Dyke v. Taylor Implement Manufacturing Co.
Headline: Court limits jury-trial right for petty contempt punishments but reverses convictions because police searched a parked car without adequate cause, affecting three men convicted during a labor-dispute contempt case.
Holding:
- Allows courts to punish contempt with up to ten days and a $50 fine without a federal jury trial.
- Excludes evidence from warrantless searches of parked cars lacking probable cause.
- Vacates convictions and sends the case back to state court for further proceedings.
Summary
Background
Three men were convicted of criminal contempt in a Tennessee chancery court during a labor dispute and given the maximum state penalty of ten days in jail and a $50 fine.
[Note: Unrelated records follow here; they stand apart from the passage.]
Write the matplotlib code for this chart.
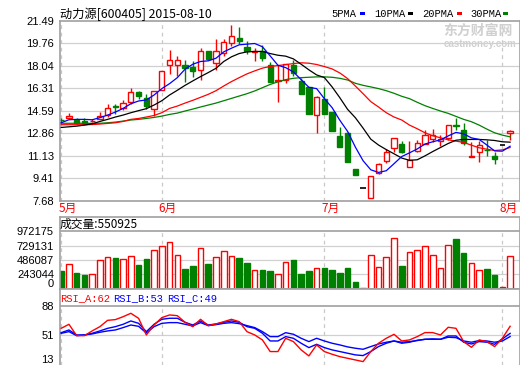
import matplotlib
matplotlib.use('Agg')
import matplotlib.pyplot as plt
from matplotlib.patches import Rectangle
import numpy as np

# ---------------- data ----------------
opens  = [13.89,14.02,13.89,13.81,13.78,13.97,14.22,14.97,14.76,15.25,
          16.05,15.58,14.69,16.19,18.10,18.07,18.10,17.95,17.69,19.15,
          18.25,19.05,19.79,20.20,19.49,19.08,19.20,18.10,16.85,16.97,
          18.10,16.83,16.37,14.29,15.51,14.50,12.68,12.90,10.10,8.69,
          7.90,9.82,10.72,11.72,12.02,10.30,11.48,12.04,12.43,12.25,
          12.50,13.48,13.11,11.03,11.44,11.58,11.10,11.92,12.84]
highs  = [14.05,14.38,14.05,14.02,13.92,14.48,15.12,15.12,15.43,16.35,
          16.08,15.89,16.10,17.65,19.25,18.82,18.51,18.36,19.36,19.15,
          20.05,20.05,21.13,20.97,19.90,19.41,19.62,18.30,18.10,18.18,
          18.50,17.08,16.41,15.68,16.37,14.52,13.35,12.92,10.10,8.69,
          9.56,10.55,11.61,12.50,12.28,12.28,12.30,13.10,13.15,12.71,
          13.50,13.99,13.65,12.20,12.23,12.30,11.40,11.92,13.07]
lows   = [13.71,14.02,13.53,13.58,13.75,13.97,14.12,14.30,14.66,15.12,
          15.46,14.74,14.15,16.19,17.43,17.25,16.77,17.20,16.92,18.48,
          17.74,18.77,19.54,19.69,18.97,18.38,18.41,16.77,15.22,16.72,
          17.25,15.84,14.32,12.89,14.30,13.00,11.79,10.62,9.66,8.69,
          7.90,9.76,10.58,11.40,11.33,10.28,11.40,12.02,12.20,11.86,
          12.30,13.12,11.95,11.02,10.67,11.09,10.48,11.92,12.35]
closes = [13.85,14.17,13.64,13.64,13.80,14.17,14.82,14.84,15.17,16.02,
          15.69,14.94,16.10,17.65,18.46,18.48,17.89,17.66,19.20,18.54,
          19.18,19.87,20.28,19.92,19.18,19.13,18.60,16.77,16.95,18.18,
          17.50,15.85,14.34,15.67,14.30,13.00,11.79,10.62,9.66,8.69,
          9.56,10.47,11.41,12.50,11.38,10.84,12.08,12.75,12.69,12.38,
          13.49,13.40,12.13,11.08,11.95,11.55,10.85,11.92,13.02]

ma5  = [13.66,13.89,13.92,13.92,13.89,14.05,14.25,14.48,14.76,15.12,
        15.33,15.41,15.79,16.28,16.66,17.12,17.77,18.15,18.36,18.41,
        18.61,19.10,19.38,19.64,19.69,19.74,19.49,18.79,18.07,17.89,
        17.56,16.97,16.38,16.28,15.51,14.82,13.85,13.00,11.80,10.75,
        10.05,9.85,9.98,10.52,11.07,11.35,11.65,12.03,12.20,12.35,
        12.65,12.92,12.81,12.50,12.38,11.95,11.50,11.48,11.86]
ma10 = [13.30,13.35,13.40,13.48,13.58,13.76,13.92,14.10,14.25,14.43,
        14.59,14.74,15.02,15.35,15.79,16.15,16.53,16.87,17.20,17.51,
        17.84,18.36,18.72,18.97,19.10,19.13,19.13,18.97,18.84,18.77,
        18.56,18.15,17.72,17.33,17.13,16.41,15.58,14.69,14.05,13.25,
        12.40,11.95,11.60,11.28,10.95,10.78,10.82,11.12,11.45,11.76,
        12.07,12.32,12.38,12.38,12.38,12.35,12.30,12.20,12.17]
ma20 = [13.51,13.51,13.51,13.51,13.52,13.56,13.61,13.66,13.76,13.92,
        13.99,14.10,14.22,14.43,14.76,14.94,15.17,15.38,15.61,15.84,
        16.12,16.48,16.82,17.12,17.41,17.64,17.85,17.98,18.05,18.12,
        18.20,18.26,18.23,18.13,17.97,17.79,17.48,17.05,16.48,15.89,
        15.28,14.87,14.43,14.10,13.87,13.48,13.20,12.89,12.66,12.51,
        12.35,12.25,12.15,11.94,11.74,11.63,11.53,11.58,11.76]
ma30 = [13.62,13.62,13.62,13.62,13.61,13.62,13.66,13.71,13.79,13.87,
        13.92,13.99,14.07,14.17,14.30,14.40,14.56,14.71,14.87,15.02,
        15.17,15.35,15.53,15.71,15.89,16.10,16.35,16.60,16.80,16.97,
        17.07,17.12,17.15,17.18,17.18,17.15,17.07,16.94,16.69,16.53,
        16.41,16.28,16.12,15.92,15.69,15.51,15.23,14.97,14.76,14.56,
        14.38,14.15,13.92,13.74,13.48,13.17,12.89,12.71,12.58]

volumes = [302e3,414e3,268e3,235e3,246e3,486e3,531e3,520e3,503e3,548e3,
           402e3,503e3,648e3,715e3,782e3,565e3,335e3,385e3,682e3,419e3,
           531e3,632e3,548e3,520e3,436e3,313e3,318e3,302e3,246e3,447e3,
           486e3,251e3,302e3,347e3,358e3,318e3,274e3,358e3,123e3,22e3,
           570e3,369e3,531e3,849e3,385e3,615e3,654e3,715e3,565e3,347e3,
           732e3,838e3,603e3,431e3,313e3,335e3,229e3,34e3,550925]

rsi_a = [59.4,64.5,50.1,50.1,56.1,61.5,69.5,70.4,74.1,78.4,
         72.0,51.0,63.6,72.9,76.3,75.4,67.0,61.5,70.8,62.8,
         64.9,67.8,70.8,67.8,55.2,51.0,44.7,30.0,30.0,46.8,
         42.6,32.1,24.5,38.4,30.0,26.6,23.6,21.5,19.4,17.3,
         30.0,40.5,46.8,51.8,43.4,44.7,48.9,54.0,54.0,51.0,
         60.7,59.4,42.6,35.4,44.7,42.6,36.3,46.8,62.0]
rsi_b = [53.9,57.3,51.0,51.0,53.1,56.1,59.4,61.5,64.5,68.7,
         65.7,55.2,64.5,70.8,72.1,72.1,67.0,63.6,68.7,63.6,
         64.9,67.0,68.7,67.0,61.5,59.4,53.1,43.4,43.4,48.9,
         46.8,40.5,35.0,39.2,35.0,32.1,30.0,27.9,25.8,24.9,
         30.0,36.3,40.5,43.4,40.5,41.8,44.3,45.5,46.0,45.5,
         49.7,49.7,41.8,39.6,42.6,41.8,39.2,46.0,53.0]
rsi_c = [53.1,55.2,50.1,51.0,52.3,54.4,56.1,57.3,60.3,63.6,
         61.9,53.5,61.5,65.7,66.6,66.6,64.5,62.4,66.6,62.8,
         64.0,65.7,66.6,65.3,62.8,60.3,55.2,48.9,48.9,53.9,
         51.9,46.8,42.6,46.8,43.4,40.5,38.4,35.9,34.2,32.9,
         36.3,39.6,41.8,43.4,41.8,42.6,43.9,45.5,45.5,45.5,
         48.1,47.6,43.4,41.8,43.9,43.4,41.8,43.4,49.0]

price_ticks = [7.68, 9.41, 11.13, 12.86, 14.59, 16.31, 18.04, 19.76, 21.49]
price_labels = ['7.68', '9.41', '11.13', '12.86', '14.59', '16.31', '18.04', '19.76', '21.49']
vol_ticks = [0, 243044, 486087, 729131, 972175]
vol_labels = ['0', '243044', '486087', '729131', '972175']
rsi_ticks = [13, 51, 88]
rsi_labels = ['13', '51', '88']
month_idx = [0, 13, 34, 57]
month_labels = ['5月', '6月', '7月', '8月']

title = '动力源[600405] 2015-08-10'
vol_title = '成交量:550925'
rsi_titles = ['RSI_A:62', 'RSI_B:53', 'RSI_C:49']
legend_names = ['5PMA', '10PMA', '20PMA', '30PMA']

# ---------------- style ----------------
W, H = 520, 365
RED, GREEN, BLUE, BLACK = '#ff0000', '#008000', '#0000ff', '#000000'
SPINE = '#a0a0a0'
GRID = '#d0d0d0'
CJK = ['Noto Sans CJK SC', 'DejaVu Sans']
NUMF = ['Liberation Sans', 'DejaVu Sans']
MONO = ['Liberation Mono', 'DejaVu Sans Mono']

fig = plt.figure(figsize=(W / 100, H / 100), dpi=100)
fig.patch.set_facecolor('white')

def rect(x0, y0, x1, y1):
    return [x0 / W, 1 - y1 / H, (x1 - x0) / W, (y1 - y0) / H]

def fx(px):
    return px / W

def fy(py):
    return 1 - py / H

n = len(closes)
x = np.arange(n)
XL = (-1.7 / 7.74, (519.5 - 61.2) / 7.74)
BW = 0.68

def style_axes(ax, spines=('left', 'right', 'top', 'bottom')):
    for s in ['left', 'right', 'top', 'bottom']:
        ax.spines[s].set_visible(s in spines)
        ax.spines[s].set_color(SPINE)
        ax.spines[s].set_linewidth(1.2)
    ax.tick_params(length=0, pad=4, labelsize=8, colors='black')
    ax.set_xticks([])
    ax.set_xlim(*XL)

# ---------------- main price panel ----------------
ax = fig.add_axes(rect(59.5, 20.7, 519.5, 200.7))
ax.set_ylim(7.68, 21.49)
ax.set_yticks(price_ticks)
ax.set_yticklabels(price_labels, family=NUMF)
for t in price_ticks[1:-1]:
    ax.axhline(t, color=GRID, lw=0.9, zorder=0)
for mi in month_idx:
    ax.axvline(mi, color='#c8c8c8', lw=0.9, ls=(0, (3, 3)), zorder=0)
style_axes(ax)

for i in range(n):
    o, h, l, c = opens[i], highs[i], lows[i], closes[i]
    if abs(c - o) < 1e-9:
        ax.hlines(c, i - BW / 2, i + BW / 2, color=BLACK, lw=1.2, zorder=2)
    elif c > o:
        ax.vlines(i, c, h, color=RED, lw=1, zorder=2)
        ax.vlines(i, l, o, color=RED, lw=1, zorder=2)
        ax.add_patch(Rectangle((i - BW / 2, o), BW, max(c - o, 0.02), facecolor='white',
                               edgecolor=RED, lw=1, zorder=2))
    else:
        ax.vlines(i, l, h, color=GREEN, lw=1, zorder=2)
        ax.add_patch(Rectangle((i - BW / 2, c), BW, max(o - c, 0.02), facecolor=GREEN,
                               edgecolor=GREEN, lw=1, zorder=2))

ax.plot(x, ma30, color=GREEN, lw=0.9, zorder=3)
ax.plot(x, ma20, color=RED, lw=0.9, zorder=3)
ax.plot(x, ma10, color=BLACK, lw=0.9, zorder=3)
ax.plot(x, ma5, color=BLUE, lw=0.9, zorder=3)

# month labels
for mi, ml in zip(month_idx, month_labels):
    px = 61.2 + 7.74 * mi
    fig.text(fx(px - 3), fy(208), ml, color=RED, fontsize=8.5, family=CJK,
             ha='left', va='center')

# title and legend
fig.text(fx(60), fy(14), title, fontsize=8.8, family=CJK, ha='left', va='center')
leg_x = [331, 374, 422, 470]
leg_col = [BLUE, BLACK, RED, GREEN]
leg_mark = [360, 408, 457, 503]
for name, lx, col, mx in zip(legend_names, leg_x, leg_col, leg_mark):
    fig.text(fx(lx), fy(14), name, fontsize=7.5, family=MONO, ha='left', va='center')
    fig.patches.append(Rectangle((fx(mx), fy(15)), 5 / W, 3 / H, transform=fig.transFigure,
                                 facecolor=col, edgecolor='none'))

# watermark
fig.text(fx(478), fy(31), '东方财富网', fontsize=10, family=CJK, color='#d0d0d0',
         ha='center', va='center', weight='bold')
fig.text(fx(480), fy(44), 'eastmoney.com', fontsize=7, family=NUMF, color='#d0d0d0',
         ha='center', va='center', weight='bold')

# ---------------- volume panel ----------------
VTOP = 972175 + (231 - 216.7) * 972175 / 58.0
axv = fig.add_axes(rect(59.5, 216.7, 519.5, 289))
axv.set_ylim(0, VTOP)
axv.set_yticks(vol_ticks)
axv.set_yticklabels(vol_labels, family=NUMF)
for t in vol_ticks[1:-1]:
    axv.axhline(t, color=GRID, lw=0.9, zorder=0)
axv.axhline(vol_ticks[-1], color=SPINE, lw=1.2, zorder=1)
for mi in month_idx:
    axv.plot([mi, mi], [0, vol_ticks[-1]], color='#c8c8c8', lw=0.9, ls=(0, (3, 3)), zorder=0)
style_axes(axv)
ylab = axv.get_yticklabels()
ylab[0].set_va('bottom')
for i in range(n):
    up = closes[i] >= opens[i]
    if up:
        axv.add_patch(Rectangle((i - 0.36, 0), 0.72, volumes[i], facecolor='white' if volumes[i] > 60e3 else RED,
                                edgecolor=RED, lw=1, zorder=2))
    else:
        axv.add_patch(Rectangle((i - 0.36, 0), 0.72, volumes[i], facecolor=GREEN,
                                edgecolor=GREEN, lw=1, zorder=2))
fig.text(fx(60), fy(224.5), vol_title, fontsize=8.5, family=CJK, ha='left', va='center')

# ---------------- RSI panel ----------------
RTOP = 88 + (305.7 - 289) * 75 / 59.3
axr = fig.add_axes(rect(59.5, 289, 519.5, 365))
axr.set_ylim(13, RTOP)
axr.set_yticks(rsi_ticks)
axr.set_yticklabels(rsi_labels, family=NUMF)
axr.axhline(51, color=GRID, lw=0.9, zorder=0)
axr.axhline(88, color=SPINE, lw=1.2, zorder=1)
for mi in month_idx:
    axr.plot([mi, mi], [13, 88], color='#c8c8c8', lw=0.9, ls=(0, (3, 3)), zorder=0)
style_axes(axr, spines=('left', 'right', 'top'))
rl = axr.get_yticklabels()
rl[0].set_va('bottom')
axr.plot(x, rsi_c, color=BLUE, lw=1.0, zorder=3)
axr.plot(x, rsi_b, color=BLUE, lw=1.0, zorder=3)
axr.plot(x, rsi_a, color=RED, lw=1.0, zorder=3)
rx = [60, 113, 167]
rc = [RED, BLUE, BLUE]
for t, px, col in zip(rsi_titles, rx, rc):
    fig.text(fx(px), fy(298), t, fontsize=7.5, family=MONO, color=col, ha='left', va='center')

fig.savefig('out.png', dpi=100, facecolor='white')
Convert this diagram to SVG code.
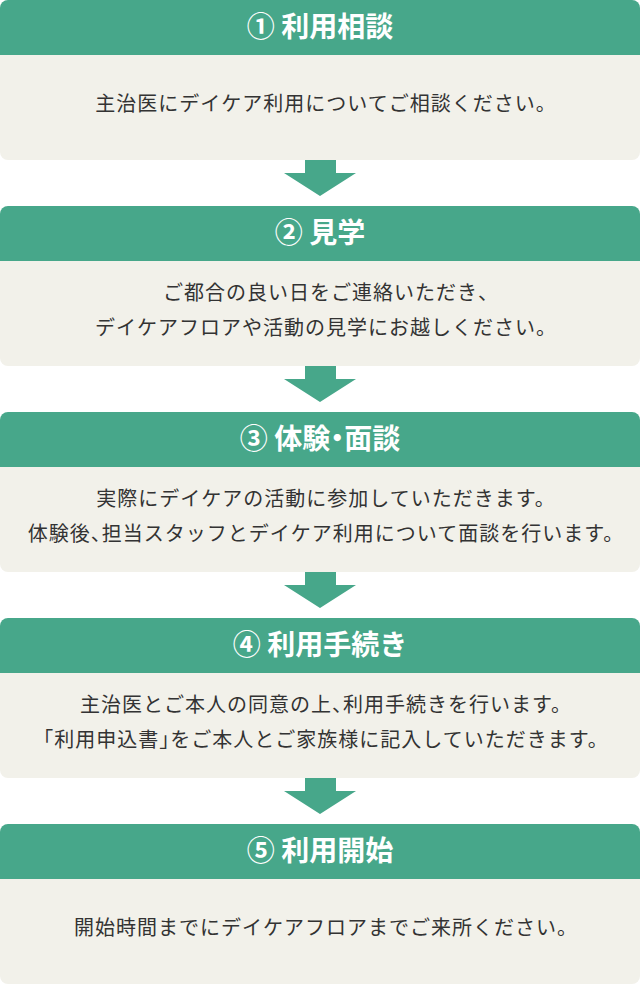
<svg xmlns="http://www.w3.org/2000/svg" width="640" height="984" viewBox="0 0 640 984">
<style>
.hd{fill:#47a78a}
.bd{fill:#f2f1ea}
.ht{font-family:"Noto Sans CJK JP","Noto Sans",sans-serif;font-size:28px;font-weight:700;fill:#fff;text-anchor:middle}
.bt{font-family:"Noto Sans CJK JP","Noto Sans",sans-serif;font-size:20px;fill:#333;text-anchor:middle;letter-spacing:1px}
.h{font-feature-settings:"halt"}
.ar{fill:#47a78a}
</style>
<defs>
<path id="head" d="M0,55 V8 A8,8 0 0 1 8,0 H632 A8,8 0 0 1 640,8 V55 Z"/>
<path id="body" d="M0,55 H640 V152 A8,8 0 0 1 632,160 H8 A8,8 0 0 1 0,152 Z"/>
<polygon id="arrow" points="305,160 336,160 336,173 356,173 320,196 284,173 305,173"/>
</defs>
<g id="step1">
<use href="#head" class="hd"/><use href="#body" class="bd"/>
<text class="ht" x="320" y="37">① 利用相談</text>
<text class="bt" x="326" y="111">主治医にデイケア利用についてご相談ください。</text>
</g>
<g id="step2" transform="translate(0,206)">
<use href="#head" class="hd"/><use href="#body" class="bd"/>
<text class="ht" x="320" y="37">② 見学</text>
<text class="bt" x="326" y="94">ご都合の良い日をご連絡いただき<tspan class="h">、</tspan></text>
<text class="bt" x="326" y="129">デイケアフロアや活動の見学にお越しください。</text>
</g>
<g id="step3" transform="translate(0,412)">
<use href="#head" class="hd"/><use href="#body" class="bd"/>
<text class="ht" x="320" y="37">③ 体験<tspan class="h">・</tspan>面談</text>
<text class="bt" x="326" y="94">実際にデイケアの活動に参加していただきます。</text>
<text class="bt" x="326" y="129">体験後<tspan class="h">、</tspan>担当スタッフとデイケア利用について面談を行います。</text>
</g>
<g id="step4" transform="translate(0,618)">
<use href="#head" class="hd"/><use href="#body" class="bd"/>
<text class="ht" x="320" y="37">④ 利用手続き</text>
<text class="bt" x="326" y="94">主治医とご本人の同意の上<tspan class="h">、</tspan>利用手続きを行います。</text>
<text class="bt" x="326" y="129"><tspan class="h">「</tspan>利用申込書<tspan class="h">」</tspan>をご本人とご家族様に記入していただきます。</text>
</g>
<g id="step5" transform="translate(0,824)">
<use href="#head" class="hd"/><use href="#body" class="bd"/>
<text class="ht" x="320" y="37">⑤ 利用開始</text>
<text class="bt" x="326" y="111">開始時間までにデイケアフロアまでご来所ください。</text>
</g>
<g id="connectors">
<use href="#arrow" class="ar"/>
<use href="#arrow" class="ar" transform="translate(0,206)"/>
<use href="#arrow" class="ar" transform="translate(0,412)"/>
<use href="#arrow" class="ar" transform="translate(0,618)"/>
</g>
</svg>
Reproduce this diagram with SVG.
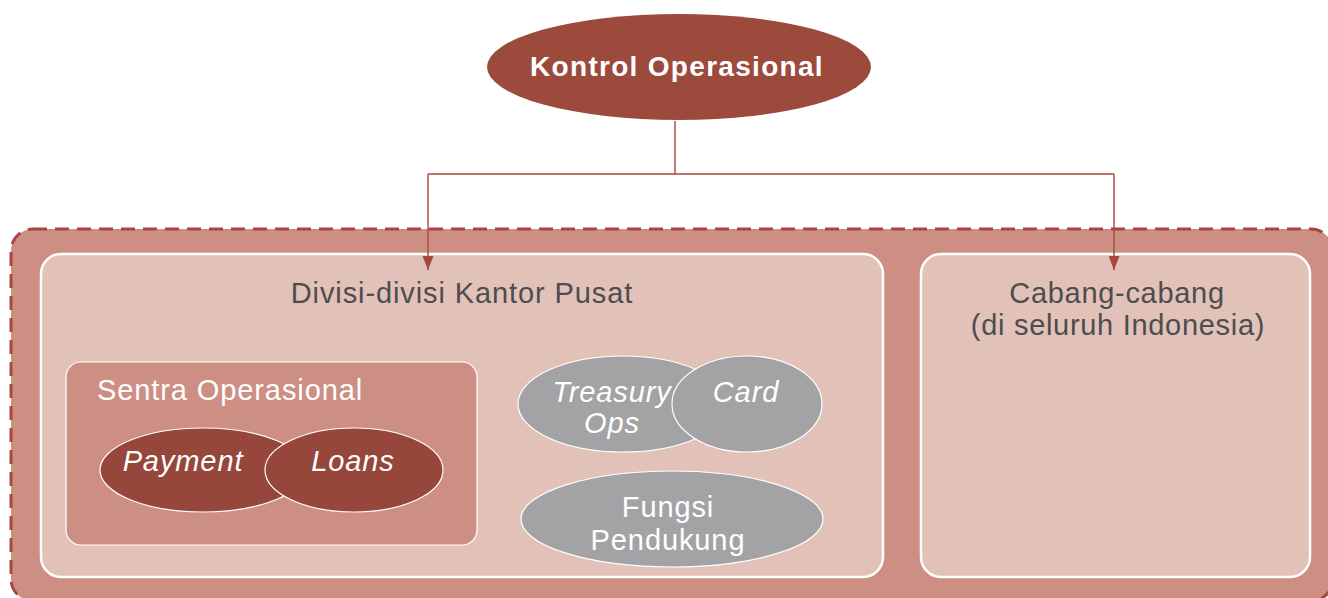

The convictions rested on circumstantial evidence including testimony about shots fired at an employee’s home and an air rifle found under the front seat of the car in which the men were riding after being stopped and taken to jail.
Reasoning
The Court addressed two main questions: whether the men had a federal right to a jury trial and whether the warrantless search of the parked car was lawful. Relying on recent decisions, the Court said contempt punishments capped at ten days and a $50 fine fall within the “petty” category and therefore do not trigger a federal right to a jury trial. On the search issue, the Court found the police had not shown reasonable or probable cause to search the car after bringing the men into custody and parking the car outside the courthouse, so admitting evidence from that search violated the Fourth and Fourteenth Amendments.
Real world impact
Because the search-produced evidence was admitted without a satisfactory showing it was lawfully obtained, the Supreme Court reversed the convictions and sent the case back to the Tennessee Supreme Court for further proceedings consistent with this opinion. The decision means courts may treat minor contempt penalties as not requiring a jury, but evidence from warrantless car searches made without probable cause can be excluded.
Dissents or concurrances
One Justice concurred with the result on the search issue. Two Justices dissented, arguing the “petty” classification should not automatically deny a jury trial and would have ordered a jury trial instead.